Bases: flax.linen.module.Module

Multi-head dot-product attention.

Simplified nn.MultiheadDotProductAttention with a few modifications:

include a softmax axis
accept an (additive) bias for the attention weights (in addition to mask)
dropped support for dropout
add attention weights to interms as “interms.PATH.TO.LAYER.attn_weights”

num_heads

Number of attention heads.

Type:: int

qk_size: Total dimension of the keys and queries.

v_size: Total dimension of the values. Defaults to qk_size.

softmax_axis

The axis over which the softmax is taken. defaults to -1 which is the keys axis. For Slot-Attention set to -2 (queries).

Type:: int | tuple[int, …]

num_heads: int

qk_features: int | None = None

v_features: int | None = None

out_features: int | None = None

softmax_axis: Axes = -1

normalize_qk: bool = False

kernel_init( shape: collections.abc.Sequence[int | Any], dtype: Any | None = None, out_sharding: jax.sharding.NamedSharding | jax.sharding.PartitionSpec | None = None, ) → jax.Array

bias_init( shape: collections.abc.Sequence[int | Any], dtype: Any | None = None, out_sharding: jax.sharding.NamedSharding | jax.sharding.PartitionSpec | None = None, ) → jax.Array

An initializer that returns a constant array full of zeros.

The key argument is ignored.

>>> import jax, jax.numpy as jnp
>>> jax.nn.initializers.zeros(jax.random.key(42), (2, 3), jnp.float32)
Array([[0., 0., 0.],
       [0., 0., 0.]], dtype=float32)

use_bias: bool = True

attn_weights_fn(key: jaxtyping.Float[Array, '*b k h d'] | jaxtyping.Float[ndarray, '*b k h d'], softmax_axis: int | tuple[int, ...] = -1, bias: jaxtyping.Float[Array, '*b #h #q #k'] | jaxtyping.Float[ndarray, '*b #h #q #k'] | None = None, mask: jaxtyping.Bool[Array, '*b #h #q #k'] | jaxtyping.Bool[ndarray, '*b #h #q #k'] | None = None, softmax_dtype: str | type[typing.Any] | numpy.dtype | jax._src.typing.SupportsDType | None = <class 'jax.numpy.float32'>) → jaxtyping.Float[Array, '*b h q k'] | jaxtyping.Float[ndarray, '*b h q k'][source]

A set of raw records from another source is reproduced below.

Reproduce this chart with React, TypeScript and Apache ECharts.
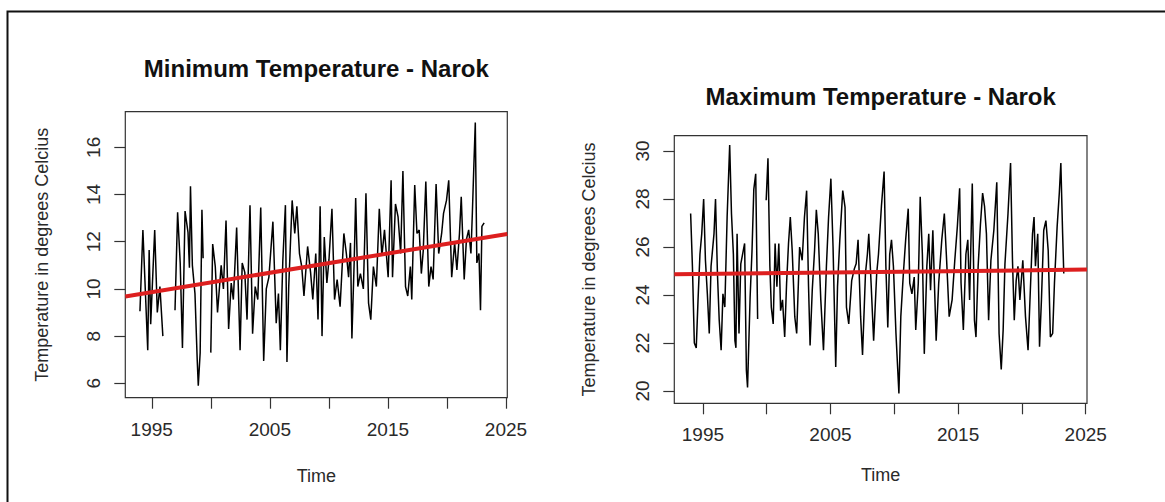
import React, { useEffect, useRef } from "react";
import * as echarts from "echarts";

// ---- Minimum temperature, Narok (time in decimal years, °C) ----
const minTime = [
  1994.0, 1994.25, 1994.66, 1994.78, 1994.91, 1995.25, 1995.47, 1995.69, 1995.94, 1996.4,
  1996.97, 1997.19, 1997.41, 1997.6, 1997.82, 1998.07, 1998.19, 1998.28, 1998.44, 1998.66,
  1998.85, 1998.94, 1999.1, 1999.25, 1999.35, 1999.6, 2000.0, 2000.16, 2000.38, 2000.57,
  2000.88, 2001.07, 2001.29, 2001.51, 2001.73, 2001.91, 2002.19, 2002.48, 2002.66, 2002.88,
  2003.07, 2003.32, 2003.54, 2003.76, 2003.98, 2004.23, 2004.48, 2004.7, 2004.92, 2005.26,
  2005.54, 2005.73, 2005.89, 2006.1, 2006.32, 2006.45, 2006.6, 2006.89, 2007.11, 2007.29,
  2007.51, 2007.7, 2007.89, 2008.2, 2008.45, 2008.64, 2008.89, 2009.08, 2009.26, 2009.42,
  2009.61, 2009.83, 2010.01, 2010.26, 2010.48, 2010.7, 2010.95, 2011.27, 2011.48, 2011.67,
  2011.83, 2011.95, 2012.14, 2012.27, 2012.45, 2012.67, 2012.92, 2013.14, 2013.36, 2013.55,
  2013.77, 2014.02, 2014.27, 2014.49, 2014.71, 2015.02, 2015.27, 2015.39, 2015.64, 2015.86,
  2016.08, 2016.27, 2016.49, 2016.68, 2016.9, 2017.02, 2017.27, 2017.46, 2017.65, 2017.83,
  2017.99, 2018.21, 2018.46, 2018.65, 2018.83, 2019.08, 2019.3, 2019.55, 2019.71, 2019.96,
  2020.15, 2020.4, 2020.65, 2020.84, 2021.06, 2021.21, 2021.46, 2021.65, 2021.84, 2022.03,
  2022.15, 2022.28, 2022.4, 2022.53, 2022.71, 2022.84, 2022.96, 2023.15,
];
const minTemp: (number | null)[] = [
  9.05, 12.5, 7.4, 11.65, 8.5, 12.5, 9.0, 10.1, 8.0, null,
  9.1, 13.25, 11.1, 7.5, 13.3, 12.4, 10.9, 14.35, 11.0, 9.8,
  7.0, 5.9, 7.3, 13.35, 11.3, null, 7.3, 11.9, 10.95, 9.0,
  11.0, 10.0, 12.9, 8.3, 10.25, 9.55, 12.6, 7.4, 11.1, 10.7,
  8.7, 13.55, 8.1, 10.1, 9.55, 13.45, 6.95, 10.0, 10.5, 12.85,
  8.55, 9.8, 7.4, 11.2, 13.55, 6.9, 10.1, 13.75, 12.35, 13.5,
  11.5, 10.95, 9.7, 11.8, 10.7, 9.55, 11.5, 8.7, 13.5, 8.0,
  12.2, 10.25, 11.25, 13.4, 9.55, 10.4, 9.25, 12.35, 11.5, 10.5,
  11.95, 7.9, 11.1, 13.85, 10.1, 10.65, 10.0, 14.05, 9.4, 8.7,
  10.95, 10.1, 13.4, 11.4, 12.5, 10.5, 14.6, 10.5, 13.6, 13.05,
  11.5, 15.0, 10.1, 9.7, 10.95, 9.55, 14.4, 12.35, 12.5, 10.65,
  11.6, 14.55, 10.1, 10.95, 10.4, 14.45, 11.5, 12.35, 13.2, 13.75,
  14.6, 10.5, 11.95, 10.8, 12.35, 13.9, 10.4, 12.1, 12.5, 11.5,
  13.2, 15.25, 17.05, 11.1, 11.5, 9.1, 12.65, 12.8,
];
const minTrendTime = [1992.76, 2025.11];
const minTrendTemp = [9.68, 12.33];

// ---- Maximum temperature, Narok ----
const maxTime = [
  1994.04, 1994.18, 1994.33, 1994.48, 1994.62, 1994.77, 1994.91, 1995.06, 1995.2, 1995.35,
  1995.5, 1995.64, 1995.87, 1995.99, 1996.14, 1996.28, 1996.43, 1996.57, 1996.72, 1996.9,
  1997.1, 1997.24, 1997.39, 1997.51, 1997.59, 1997.68, 1997.83, 1997.97, 1998.27, 1998.41,
  1998.5, 1998.7, 1998.85, 1998.99, 1999.14, 1999.29, 1999.6, 1999.96, 2000.1, 2000.25,
  2000.36, 2000.51, 2000.66, 2000.8, 2000.95, 2001.09, 2001.24, 2001.41, 2001.56, 2001.71,
  2001.85, 2002.0, 2002.2, 2002.35, 2002.58, 2002.78, 2002.96, 2003.13, 2003.28, 2003.4,
  2003.57, 2003.75, 2003.89, 2004.04, 2004.24, 2004.45, 2004.68, 2004.85, 2005.03, 2005.2,
  2005.41, 2005.55, 2005.73, 2005.96, 2006.14, 2006.25, 2006.43, 2006.66, 2006.87, 2007.01,
  2007.16, 2007.36, 2007.51, 2007.74, 2007.89, 2008.0, 2008.18, 2008.38, 2008.62, 2008.76,
  2008.99, 2009.2, 2009.34, 2009.49, 2009.64, 2009.78, 2009.93, 2010.13, 2010.36, 2010.51,
  2010.71, 2010.89, 2011.09, 2011.21, 2011.38, 2011.56, 2011.68, 2011.88, 2012.03, 2012.2,
  2012.35, 2012.55, 2012.7, 2012.84, 2013.02, 2013.28, 2013.48, 2013.72, 2013.92, 2014.1,
  2014.3, 2014.53, 2014.74, 2014.94, 2015.12, 2015.23, 2015.41, 2015.61, 2015.76, 2015.9,
  2016.11, 2016.28, 2016.4, 2016.57, 2016.75, 2016.92, 2017.07, 2017.22, 2017.39, 2017.57,
  2017.8, 2018.03, 2018.21, 2018.38, 2018.53, 2018.67, 2018.91, 2019.11, 2019.26, 2019.4,
  2019.55, 2019.69, 2019.84, 2020.07, 2020.28, 2020.48, 2020.66, 2020.83, 2020.95, 2021.06,
  2021.24, 2021.38, 2021.53, 2021.71, 2021.88, 2022.06, 2022.23, 2022.41, 2022.55, 2022.76,
  2022.93, 2023.05, 2023.19, 2023.28,
];
const maxTemp: (number | null)[] = [
  27.4, 25.2, 22.0, 21.8, 23.8, 25.7, 26.55, 28.0, 25.45, 24.05,
  22.4, 25.2, 26.55, 28.0, 24.9, 22.95, 21.7, 24.05, 23.5, 27.25,
  30.25, 27.4, 25.7, 22.1, 21.8, 26.55, 22.4, 25.3, 26.15, 20.85,
  20.15, 23.9, 25.85, 28.4, 29.05, 23.0, null, 27.95, 29.7, 25.2,
  23.5, 22.8, 26.15, 24.35, 26.15, 23.35, 23.8, 22.25, 24.5, 26.15,
  27.25, 25.85, 23.1, 22.4, 26.0, 25.45, 27.25, 28.35, 24.35, 21.9,
  24.2, 25.85, 27.55, 26.55, 23.8, 21.7, 25.2, 27.25, 28.85, 26.0,
  21.0, 24.35, 26.3, 28.35, 27.65, 23.5, 22.8, 24.6, 25.1, 25.3,
  26.3, 23.1, 21.5, 24.9, 25.7, 26.55, 24.5, 22.1, 24.9, 25.7,
  27.7, 29.15, 25.2, 22.65, 25.7, 26.3, 25.2, 22.4, 19.9, 23.1,
  24.9, 26.3, 27.6, 24.5, 24.05, 24.75, 22.55, 24.5, 28.1, 25.7,
  21.55, 25.2, 26.55, 24.2, 26.7, 22.1, 24.5, 26.3, 27.4, 25.45,
  23.1, 23.8, 25.45, 26.85, 28.45, 24.5, 22.55, 25.7, 26.3, 23.8,
  28.65, 22.95, 22.25, 25.2, 26.95, 28.25, 27.7, 26.55, 22.95, 25.45,
  26.7, 28.7, 22.4, 20.9, 22.55, 25.3, 27.4, 29.5, 25.45, 22.95,
  24.6, 25.2, 23.8, 25.45, 23.1, 21.7, 24.2, 26.55, 27.25, 25.2,
  26.55, 21.85, 23.8, 26.7, 27.1, 25.85, 22.25, 22.4, 24.5, 26.85,
  28.25, 29.5, 26.55, 24.9,
];
const maxTrendTime = [1992.76, 2025.1];
const maxTrendTemp = [24.87, 25.06];

// ---- axis ticks ----
const yearTicks = [1995, 2000, 2005, 2010, 2015, 2020, 2025];
const yearLabels = [1995, 2005, 2015, 2025];
const minTempTicks = [6, 8, 10, 12, 14, 16];
const maxTempTicks = [20, 22, 24, 26, 28, 30];

const titles = ["Minimum Temperature - Narok", "Maximum Temperature - Narok"];
const xName = "Time";
const yName = "Temperature in degrees Celcius";

const FONT = '"Liberation Sans", Arial, Helvetica, sans-serif';
const TEXT = "#2a2a2a";
const AXIS = "#333333";

const zip = (xs: number[], ys: (number | null)[]) => xs.map((x, i) => [x, ys[i]]);

function xAxisCfg(gridIndex: number, min: number, max: number, nameGap: number) {
  return {
    type: "value",
    gridIndex,
    min,
    max,
    name: xName,
    nameLocation: "middle",
    nameGap,
    nameTextStyle: { fontFamily: FONT, fontSize: 18, color: TEXT },
    axisLine: { show: false },
    axisTick: {
      show: true,
      inside: false,
      length: 11,
      customValues: yearTicks,
      lineStyle: { color: AXIS, width: 1.2 },
    },
    axisLabel: {
      show: true,
      customValues: yearLabels,
      margin: 22,
      fontFamily: FONT,
      fontSize: 19,
      color: TEXT,
      formatter: (v: number) => String(Math.round(v)),
    },
    splitLine: { show: false },
  };
}

function yAxisCfg(gridIndex: number, min: number, max: number, ticks: number[], nameGap: number) {
  return {
    type: "value",
    gridIndex,
    min,
    max,
    name: yName,
    nameLocation: "middle",
    nameGap,
    nameTextStyle: { fontFamily: FONT, fontSize: 18, color: TEXT },
    axisLine: { show: false },
    axisTick: {
      show: true,
      inside: false,
      length: 11,
      customValues: ticks,
      lineStyle: { color: AXIS, width: 1.2 },
    },
    axisLabel: {
      show: true,
      customValues: ticks,
      rotate: 90,
      margin: 22,
      fontFamily: FONT,
      fontSize: 19,
      color: TEXT,
      formatter: (v: number) => String(Math.round(v)),
    },
    splitLine: { show: false },
  };
}

export default function App() {
  const ref = useRef<HTMLDivElement>(null);

  useEffect(() => {
    if (!ref.current) return;
    const chart = echarts.init(ref.current, undefined, { renderer: "svg" });
    const option = {
      animation: false,
      backgroundColor: "#ffffff",
      grid: [
        {
          left: 125.3,
          top: 111.7,
          width: 382,
          height: 286,
          show: true,
          borderColor: AXIS,
          borderWidth: 1.2,
          backgroundColor: "transparent",
        },
        {
          left: 674.3,
          top: 135.7,
          width: 412.7,
          height: 267.6,
          show: true,
          borderColor: AXIS,
          borderWidth: 1.2,
          backgroundColor: "transparent",
        },
      ],
      xAxis: [xAxisCfg(0, 1992.76, 2025.11, 69), xAxisCfg(1, 1992.76, 2025.1, 63)],
      yAxis: [
        yAxisCfg(0, 5.39, 17.51, minTempTicks, 74),
        yAxisCfg(1, 19.49, 30.64, maxTempTicks, 76),
      ],
      graphic: [
        {
          type: "rect",
          silent: true,
          shape: { x: 7.5, y: 11.5, width: 1300, height: 700 },
          style: { fill: "none", stroke: "#111111", lineWidth: 2 },
        },
        {
          type: "text",
          x: 316.3,
          y: 68,
          style: {
            text: titles[0],
            align: "center",
            verticalAlign: "middle",
            fontFamily: FONT,
            fontSize: 24,
            fontWeight: "bold",
            fill: "#111111",
          },
        },
        {
          type: "text",
          x: 880.7,
          y: 96,
          style: {
            text: titles[1],
            align: "center",
            verticalAlign: "middle",
            fontFamily: FONT,
            fontSize: 24,
            fontWeight: "bold",
            fill: "#111111",
          },
        },
      ],
      series: [
        {
          name: "Minimum temperature",
          type: "line",
          xAxisIndex: 0,
          yAxisIndex: 0,
          data: zip(minTime, minTemp),
          showSymbol: false,
          connectNulls: false,
          lineStyle: { color: "#000000", width: 1.5 },
          z: 2,
        },
        {
          name: "Minimum trend",
          type: "line",
          xAxisIndex: 0,
          yAxisIndex: 0,
          data: zip(minTrendTime, minTrendTemp),
          showSymbol: false,
          lineStyle: { color: "#dd1f1f", width: 4 },
          z: 3,
        },
        {
          name: "Maximum temperature",
          type: "line",
          xAxisIndex: 1,
          yAxisIndex: 1,
          data: zip(maxTime, maxTemp),
          showSymbol: false,
          connectNulls: false,
          lineStyle: { color: "#000000", width: 1.5 },
          z: 2,
        },
        {
          name: "Maximum trend",
          type: "line",
          xAxisIndex: 1,
          yAxisIndex: 1,
          data: zip(maxTrendTime, maxTrendTemp),
          showSymbol: false,
          lineStyle: { color: "#dd1f1f", width: 4 },
          z: 3,
        },
      ],
    };
    chart.setOption(option as any);
    return () => chart.dispose();
  }, []);

  return (
    <div
      ref={ref}
      style={{ position: "fixed", left: 0, top: 0, width: 1165, height: 502, background: "#fff" }}
    />
  );
}
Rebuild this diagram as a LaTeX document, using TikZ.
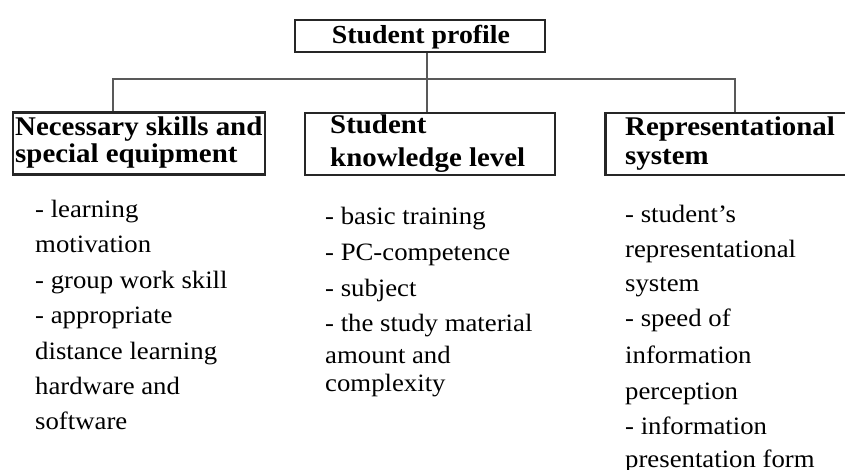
\documentclass[tikz,border=0pt]{standalone}
\usepackage{fontspec}
\setmainfont[FakeStretch=1.07]{Liberation Serif}
\begin{document}
\begin{tikzpicture}[x=1pt,y=-1pt,
  boxst/.style={draw=black!85,line width=2.6pt,rectangle,inner sep=0pt},
  conn/.style={draw=black!65,line width=1.6pt},
  head/.style={font=\fontsize{27}{30}\selectfont\bfseries,anchor=north west,align=left,inner sep=0pt},
  body/.style={font=\fontsize{25}{35.4}\selectfont,anchor=north west,align=left,inner sep=0pt}]
\useasboundingbox (0,0) rectangle (845,470);
\clip (0,0) rectangle (845,470);
\fill[white] (0,0) rectangle (845,470);
% boxes
\node[boxst,minimum width=250pt,minimum height=32pt] (top) at (420,36) {};
\node[boxst,minimum width=252pt,minimum height=62pt] (left) at (139,143.5) {};
\node[boxst,minimum width=250pt,minimum height=62pt] (mid) at (430,144) {};
\node[boxst,minimum width=245pt,minimum height=62pt] (right) at (728,144) {};
% connectors
\coordinate (j) at (427,79);
\coordinate (hl) at (113,79);
\coordinate (hr) at (735,79);
\draw[conn] (left.north -| hl) -- (hl) -- (hr) -- (right.north -| hr);
\draw[conn] (top.south -| j) -- (mid.north -| j);
% headings
\node[head,font=\fontsize{26}{30}\selectfont\bfseries,anchor=base] (toptext) at (421,44) {Student profile};
\node[head] (lefttext) at (15,116.6) {Necessary skills and\\[-3pt] special equipment};
\node[head] (midtext) at (330,114.6) {Student\\[3pt] knowledge level};
\node[head] (righttext) at (625,116.6) {Representational\\[-1pt] system};
% bodies
\node[body] (leftbody) at (35,199.9) {- learning\\ motivation\\ - group work skill\\ - appropriate\\ distance learning\\ hardware and\\ software};
\node[body] (midbody) at (325,206.9) {- basic training\\[1pt] - PC-competence\\ - subject\\ - the study material\\[-4pt] amount and\\[-7pt] complexity};
\node[body] (rightbody) at (625,204.9) {- student’s\\ representational\\[-2pt] system\\ - speed of\\[1pt] information\\[1pt] perception\\ - information\\[-3pt] presentation form};
\end{tikzpicture}
\end{document}
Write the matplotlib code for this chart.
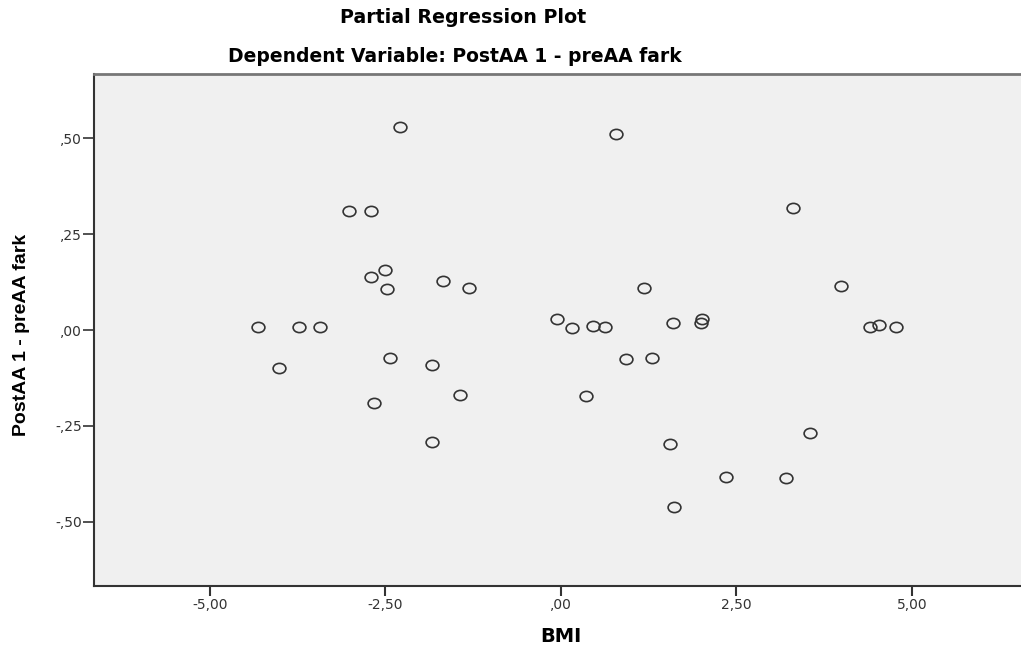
import matplotlib
matplotlib.use("Agg")
import matplotlib.pyplot as plt
from matplotlib.path import Path
import numpy as np

# ---- data ----
bmi = [-2.29, -3.02, -2.70, -2.50, -2.71, -2.48, -1.68, -1.31, -4.32, -3.73, -3.43,
       -4.02, -2.43, -1.84, -2.67, -1.44, -1.84,
       0.78, 3.30, 1.18, 3.99,
       -0.05, 0.15, 0.45, 0.62, 1.60, 1.99, 2.01, 4.40, 4.53, 4.77,
       0.93, 1.30, 0.36, 3.55, 1.56, 2.35, 3.21, 1.61]
resid = [0.530, 0.310, 0.310, 0.157, 0.139, 0.107, 0.128, 0.110, 0.007, 0.007, 0.007,
         -0.099, -0.072, -0.090, -0.190, -0.170, -0.293,
         0.511, 0.317, 0.110, 0.116,
         0.028, 0.004, 0.010, 0.009, 0.019, 0.019, 0.029, 0.009, 0.014, 0.008,
         -0.075, -0.072, -0.172, -0.269, -0.298, -0.384, -0.387, -0.461]

x_ticks = [-5.0, -2.5, 0.0, 2.5, 5.0]
x_tick_labels = ["-5,00", "-2,50", ",00", "2,50", "5,00"]
y_ticks = [-0.5, -0.25, 0.0, 0.25, 0.5]
y_tick_labels = ["-,50", "-,25", ",00", ",25", ",50"]

title1 = "Partial Regression Plot"
title2 = "Dependent Variable: PostAA 1 - preAA fark"
x_label = "BMI"
y_label = "PostAA 1 - preAA fark"

# ---- figure ----
W, H = 1021, 652
fig = plt.figure(figsize=(W / 100, H / 100), dpi=100)
ax = fig.add_axes([94.3 / W, 1 - 585.7 / H, 1 - 94.3 / W, (585.7 - 74.3) / H])
ax.set_facecolor("#f0f0f0")

# slightly flattened circle marker (reference is horizontally stretched)
circ = Path.unit_circle()
ell = Path(circ.vertices * np.array([1.0, 0.8]), circ.codes)

ax.plot(bmi, resid, linestyle="none", marker=ell, markersize=9.2,
        markerfacecolor="none", markeredgecolor="#333333", markeredgewidth=1.2)

ax.set_xlim(-6.648, 6.553)
ax.set_ylim(-0.667, 0.667)
ax.set_xticks(x_ticks)
ax.set_xticklabels(x_tick_labels)
ax.set_yticks(y_ticks)
ax.set_yticklabels(y_tick_labels)

ax.tick_params(axis="x", length=7, width=1.5, color="#333333", pad=2,
               labelsize=10, labelcolor="#333333")
ax.tick_params(axis="y", length=8, width=1.2, color="#333333", pad=1,
               labelsize=10, labelcolor="#333333")

for side in ("left", "bottom"):
    ax.spines[side].set_color("#333333")
    ax.spines[side].set_linewidth(1.5)
ax.spines["top"].set_color("#777777")
ax.spines["top"].set_linewidth(2.0)
ax.spines["right"].set_visible(False)

# labels
fig.text(561 / W, 1 - 637 / H, x_label, ha="center", va="center",
         fontsize=14, fontweight="bold", family="DejaVu Sans")
fig.text(22 / W, 1 - 335 / H, y_label, ha="center", va="center", rotation=90,
         fontsize=14, fontweight="bold", family="Liberation Sans")

fig.text(463 / W, 1 - 23 / H, title1, ha="center", va="baseline",
         fontsize=13.7, fontweight="bold", family="DejaVu Sans")
fig.text(455 / W, 1 - 62 / H, title2, ha="center", va="baseline",
         fontsize=13.5, fontweight="bold", family="DejaVu Sans")

fig.savefig("out.png", dpi=100)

Computes dot-product attention weights given query and key.

q: number of queries, k: number of keys, h: number of heads d: dimension of keys/queries

Parameters:

query – Queries for calculating attention
key – Keys for calculating attention.
softmax_axis – The axes over which the softmax is taken. defaults to -1 which is the keys axis. For Slot-Attention set to -2 (queries).
bias – Bias for the attention weights. This should be broadcastable to the shape [*b h q k]. This can be used for incorporating causal masks, padding masks, proximity bias, etc.
mask – Mask for the attention weights. This should be broadcastable to the shape [*b h q k]. This can be used for incorporating causal masks. Attention weights are masked out if their corresponding mask value is False.
softmax_dtype – The dtype for the softmax operation. If None, the dtype of the input is used.

Returns:

Attention weights of shape [*b h q k].

decode: bool = False

property interms

name: str | None = None

parent: flax.linen.module.Module | flax.core.scope.Scope | flax.linen.module._Sentinel | None = None

scope: Scope | None = None